Shūhei is a first-rate photographer who says his favorite subject of focus is his family.

Shūhei’s snapshot of Hyun-jung and daughter Yūri was included in an exhibit sponsored by camera maker Canon.

This shot by Shūhei won top prize in the tourism category of a joint Japan-South Korea photo contest.

Shūhei and Hyun-jung Q&A

Q What did you say when you proposed?

Hyun-jung was having a rough time with her job, so I promised that I would never put her through any hardship.

Q What language do you speak at home?

We spoke Korean at first, but since our eldest daughter started kindergarten we’ve been using more Japanese.

Q How are the chores broken up?

I do most of them, but Shūhei does the dishes and runs the washing machine.

Q Who runs the household budget?

Shūhei gives me money for household expenses, and I do the monthly budgeting.

Q How do you refer to one another?

 From when we were dating I called Shūhei chagiya, a familiar term in Korean meaning “you.” The children started copying me, though, so now I call him Shū-chan and he calls me Hyun-jung-san.

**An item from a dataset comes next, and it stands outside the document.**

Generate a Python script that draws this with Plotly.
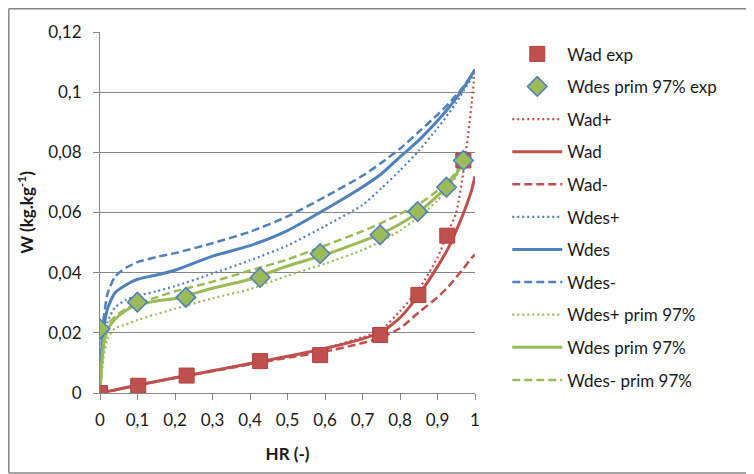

Q How often do you visit Korea?

 Around twice a year.

Q What special rules do you follow as a couple?

We avoid talking about history and politics. We also avoid watching sports matches between Japan and South Korea.

Q How did you celebrate your last anniversary?

 We had dinner at the restaurant where we held our wedding reception.

Q What did you give your wife for her birthday?

 She enjoys cooking, so I gave her a French-made cast-iron pot.

Q How do you make up after a fight?

 The person who feels the most sorry apologizes first.

Q What do you like about your husband and what is something you would like him to change?

 I love how kind he is, but I would like him to show more affection. He won’t hold my hand when we’re in Japan.

Q How about your wife?

 She is very passionate and kind. I would like her to take better care of her health, though.